On a related topic, you said……….
“Like most MLPs, OCIR has made what's called a Section 754 election. This election allows OCIR to compute a depreciation deduction for each partner based on the amount that each partner paid for his/her units. So the more you pay, the larger the deduction, and conversely, the less you pay, the lower the deduction. When you sell your units, this deduction gets recaptured as ordinary gain.
So you could ask 10 unit holders what their K-1s showed, and you could legitimately get 10 different answers.
I paid an average price of $ 18 for my units. So if you were to buy today at $ 24 your line 1 - 19 losses would presumably be larger than mine.”

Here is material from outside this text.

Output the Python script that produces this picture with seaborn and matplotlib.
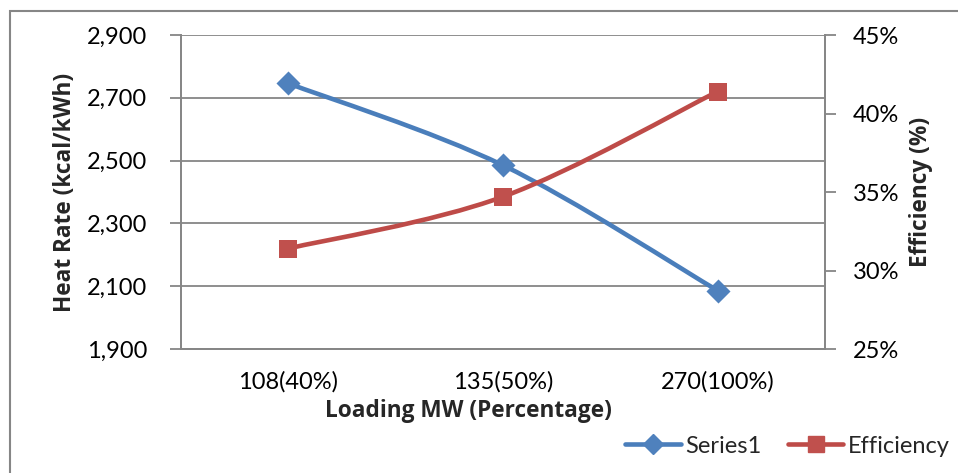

I’m not familiar with the Section 754 election but I plan to research it. Your comment related to the depreciation deduction calculation is NOT consistent with my understanding (perhaps my understanding is not accurate).
I own roughly 20 MLPs, and for every MLP I am able to trace the increase/decrease in my tax basis each year based upon my share of all earnings types (adds to tax basis), my share of all earnings losses (subtracts from tax basis), my realized distributions (subtracts from tax basis), plus/minus my purchases/sales of units during the calendar year.
It is my belief that each limited partner is allocated income, losses, deductions, etc by “Item J” on your K-1, “Partner’s share of profit, loss, and capital”. The percentages only seem to change when shares are bought or sold.
It is/was my belief that these percentages are based upon number of shares purchased, but perhaps it is based upon dollar amount contributed(?). That said, why do these percentages not changes when the MLP issues more shares? Perhaps I need to study the topic.
The more I look at OCIR, the more interested I'm getting.
I'm really curious what percentage of OCIR's distributions are tax deferred. If you owned OCIR throughout 2014, would you be willing to share information from your K-1?
If yes, please reply to this message detailing the amounts in boxes 1-19, plus the number of shares you owned during 2014.
Thanks in advance!
It's so interesting all the "thumbs down" ratings on the posts questioning management compensation. There are only two conclusions: (1) The thumbs down are connected to those benefitting from the management compensation structure, or (2) The thumbs down are by those unable to comprehend how far out of proportion the compensation is relative to the magnitude of company revenue and earnings.
There is no need for this. The compensation structure could be brought in line with reality and there would still be more than enough compensation make the management team wildly wealthy.
If something doesn't change in the near future, this LLC will fade from a top performer to dead money into perpetuity.
Many thanks for your thoughtful comments. After reviewing the latest earnings and reviewing the industry fundamentals again, I recognize that there is risk but I feel comfortable with my modest 600 share position. I may even add to my position if there is weakness due to broader market conditions, which I think is likely.